Este libro analiza tanto el poder y la capacidad de actuar y de controlar sus vidas —así como la imposibilidad de transformarlas a largo plazo— de las mujeres que ocuparon los peldaños más altos de la escala social en los siglos centrales de la Edad Media. Las mujeres ilustres, aquellas que tuvieron un nombre propio y un linaje al que se debían y bajo cuya tutela vivieron, siempre se encontraron en posición de dependencia con respecto a sus parientes varones. Dependían de ellos para casarse, para quedarse cerca de su familia o para acabar sus días en tierras lejanas, para conseguir recursos propios y, si los conseguían, para conservarlos. Su sombra, la de sus padres, esposos, hermanos e hijos, conseguía casi siempre ocultarlas en el relato de las crónicas y relegarlas en la escritura de los documentos oficiales. Muchas de ellas, sin embargo, vivieron en los escenarios del poder con sus parientes varones, participaron en sus estrategias y contribuyeron al acrecentamiento de su poder. Otras, desde los claustros de los monasterios en los que se recluyeron y donde vivieron por lo general una vida más placentera de la que les habría esperado más allá de las puertas de los conventos, mantuvieron los estrechos vínculos con sus parientes del mundo exterior.

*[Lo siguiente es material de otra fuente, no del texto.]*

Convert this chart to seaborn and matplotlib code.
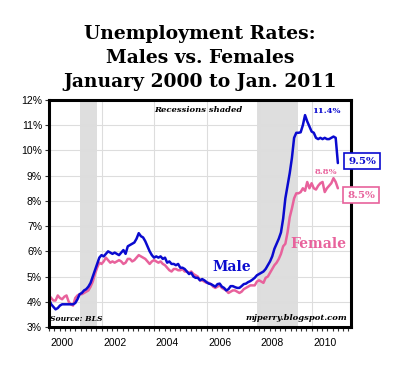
import numpy as np
import pandas as pd
import matplotlib
matplotlib.use("Agg")
import matplotlib.pyplot as plt
import seaborn as sns

# ---- data (monthly, Jan 2000 .. Jan 2011) ----
male = [
    4.1, 3.9, 3.8, 3.7, 3.75, 3.85, 3.9, 3.9, 3.9, 3.9, 3.9, 3.9,          # 2000
    3.95, 4.1, 4.3, 4.35, 4.45, 4.5, 4.6, 4.75, 5.0, 5.25, 5.5, 5.75,      # 2001
    5.85, 5.8, 5.9, 6.0, 5.95, 5.9, 5.95, 5.9, 5.85, 5.95, 6.05, 5.9,      # 2002
    6.2, 6.25, 6.3, 6.35, 6.5, 6.72, 6.6, 6.55, 6.4, 6.2, 6.0, 5.85,       # 2003
    5.75, 5.8, 5.75, 5.8, 5.7, 5.75, 5.55, 5.6, 5.5, 5.5, 5.45, 5.5,       # 2004
    5.35, 5.35, 5.3, 5.2, 5.1, 5.15, 5.0, 4.95, 4.95, 4.85, 4.9, 4.85,     # 2005
    4.78, 4.72, 4.7, 4.65, 4.6, 4.7, 4.72, 4.6, 4.55, 4.45, 4.5, 4.62,     # 2006
    4.62, 4.58, 4.55, 4.55, 4.62, 4.7, 4.72, 4.78, 4.82, 4.88, 4.95, 5.05, # 2007
    5.1, 5.15, 5.2, 5.3, 5.45, 5.6, 5.8, 6.1, 6.3, 6.5, 6.75, 7.3,         # 2008
    8.1, 8.6, 9.1, 9.7, 10.5, 10.7, 10.7, 10.72, 11.0, 11.4, 11.15, 10.95, # 2009
    10.75, 10.7, 10.5, 10.45, 10.5, 10.45, 10.5, 10.45, 10.45, 10.5, 10.55, 10.5,  # 2010
    9.5,                                                                   # 2011
]
female = [
    4.25, 4.15, 4.05, 4.05, 4.25, 4.15, 4.1, 4.2, 4.25, 4.0, 3.9, 3.85,    # 2000
    4.15, 4.25, 4.3, 4.3, 4.35, 4.4, 4.45, 4.6, 4.8, 5.1, 5.35, 5.55,      # 2001
    5.5, 5.6, 5.75, 5.65, 5.55, 5.6, 5.55, 5.6, 5.65, 5.6, 5.5, 5.55,      # 2002
    5.7, 5.7, 5.6, 5.65, 5.75, 5.85, 5.8, 5.75, 5.7, 5.6, 5.5, 5.6,        # 2003
    5.65, 5.6, 5.55, 5.6, 5.5, 5.45, 5.35, 5.25, 5.2, 5.3, 5.3, 5.25,      # 2004
    5.25, 5.3, 5.2, 5.2, 5.15, 5.2, 5.1, 5.05, 5.0, 4.85, 4.85, 4.8,       # 2005
    4.75, 4.75, 4.7, 4.6, 4.55, 4.6, 4.65, 4.55, 4.5, 4.45, 4.35, 4.4,     # 2006
    4.45, 4.45, 4.4, 4.35, 4.4, 4.5, 4.55, 4.6, 4.65, 4.65, 4.65, 4.8,     # 2007
    4.85, 4.8, 4.75, 4.95, 5.0, 5.15, 5.3, 5.45, 5.55, 5.7, 5.9, 6.2,      # 2008
    6.3, 6.75, 7.35, 7.7, 8.1, 8.3, 8.3, 8.35, 8.5, 8.4, 8.75, 8.5,        # 2009
    8.7, 8.5, 8.45, 8.6, 8.7, 8.75, 8.35, 8.5, 8.6, 8.7, 8.9, 8.75,        # 2010
    8.5,                                                                   # 2011
]
start_year = 2000
recessions = [(2001.17, 2001.83), (2007.92, 2009.5)]
y_ticks = [3, 4, 5, 6, 7, 8, 9, 10, 11, 12]
x_labels = ["2000", "2002", "2004", "2006", "2008", "2010"]

n = len(male)
t = start_year + np.arange(n) / 12.0
df = pd.DataFrame({
    "t": np.concatenate([t, t]),
    "rate": male + female,
    "sex": ["Male"] * n + ["Female"] * n,
})

BLUE = "#0A0ACF"
PINK = "#E8629C"

sns.set_theme(style="white")
plt.rcParams["text.color"] = "black"
fig = plt.figure(figsize=(4.0, 3.68), dpi=100)
ax = fig.add_axes([49 / 400, 1 - 327 / 368, 302 / 400, 227 / 368])

for a, b in recessions:
    ax.axvspan(a, b, color="#DEDEDE", zorder=0, lw=0)

for yv in y_ticks:
    ax.axhline(yv, color="#DDDDDD", lw=0.8, zorder=0.5)
for yr in range(2002, 2012, 2):
    ax.axvline(yr, color="#DDDDDD", lw=0.8, zorder=0.5)

sns.lineplot(data=df, x="t", y="rate", hue="sex", palette={"Male": BLUE, "Female": PINK},
             hue_order=["Female", "Male"], lw=1.8, ax=ax, legend=False, zorder=3)

ax.set_xlim(2000.0, 2011.5)
ax.set_ylim(3, 12)
ax.set_xlabel("")
ax.set_ylabel("")
ax.set_yticks(y_ticks)
ax.set_yticklabels([f"{v}%" for v in y_ticks], fontsize=7.5, family="Liberation Sans", color="black")
ax.set_xticks([int(s) + 0.5 for s in x_labels])
ax.set_xticklabels(x_labels, fontsize=7.5, family="Liberation Sans", color="black")
ax.set_xticks(np.arange(2000.0, 2011.5, 0.2), minor=True)
ax.tick_params(axis="y", which="major", direction="out", length=3, width=0.8, color="#333333", pad=2, left=True)
ax.tick_params(axis="x", which="major", length=0, pad=8)
ax.tick_params(axis="x", which="minor", direction="out", length=3, width=0.8, color="#333333", bottom=True)
for s in ax.spines.values():
    s.set_visible(True)
    s.set_color("black")
    s.set_linewidth(2.2)
    s.set_zorder(4)

serif = "DejaVu Serif"

def ft(x, y, s, **kw):
    kw.setdefault("color", "black")
    fig.text(x / 400, 1 - y / 368, s, **kw)

ft(200, 34, "Unemployment Rates:", ha="center", va="center", fontsize=13.5, weight="bold", family=serif)
ft(200, 58, "Males vs. Females", ha="center", va="center", fontsize=13.5, weight="bold", family=serif)
ft(200, 82, "January 2000 to Jan. 2011", ha="center", va="center", fontsize=13.5, weight="bold", family=serif)

ft(198, 110, "Recessions shaded", ha="center", va="center", fontsize=6, weight="bold", style="italic", family=serif)
ft(326, 111, "11.4%", ha="center", va="center", fontsize=6, weight="bold", color=BLUE, family=serif)
ft(326, 172, "8.8%", ha="center", va="center", fontsize=6, weight="bold", color=PINK, family=serif)
ft(76, 319, "Source: BLS", ha="center", va="center", fontsize=5.5, weight="bold", style="italic", family=serif)
ft(296, 318, "mjperry.blogspot.com", ha="center", va="center", fontsize=6, weight="bold", style="italic", family=serif)
ft(232, 267, "Male", ha="center", va="center", fontsize=10, weight="bold", color=BLUE, family=serif)
ft(318, 244, "Female", ha="center", va="center", fontsize=10, weight="bold", color=PINK, family=serif)

ft(362, 161, "9.5%", ha="center", va="center", fontsize=7.5, weight="bold", color=BLUE, family=serif, zorder=10,
   bbox=dict(boxstyle="square,pad=0.35", fc="white", ec=BLUE, lw=1.2))
ft(361, 195, "8.5%", ha="center", va="center", fontsize=7.5, weight="bold", color=PINK, family=serif, zorder=10,
   bbox=dict(boxstyle="square,pad=0.35", fc="white", ec=PINK, lw=1.2))

fig.savefig("out.png", dpi=100, facecolor="white")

Por mucho que fueran discutidas y deslegitimizadas, algunas de ellas disfrutaron de un poder que en principio no se contemplaba entre sus atribuciones. Hubo reinas que acuñaron moneda: no sólo ellas sino también condesas y otras mujeres poderosas tuvieron sus propios sellos, con los que validaban públicamente los documentos que hacían escribir. No obstante, y a pesar de todo, el poder de las mujeres fue siempre una anomalía que precisaba una legitimación constante. El poder que podían atesorar las mujeres se poseía de manera transitoria, lastrado por un déficit permanente de legitimidad. A corto plazo, tuvieron capacidad de maniobra dentro de un conjunto de restricciones y oportunidades. A largo plazo, se llegó a un «equilibrio patriarcal», mediante el cual las experiencias de las mujeres se transformaron aunque su estatus se mantuvo inalterable y la distancia que las separaba de los hombres no llegó nunca a reducirse.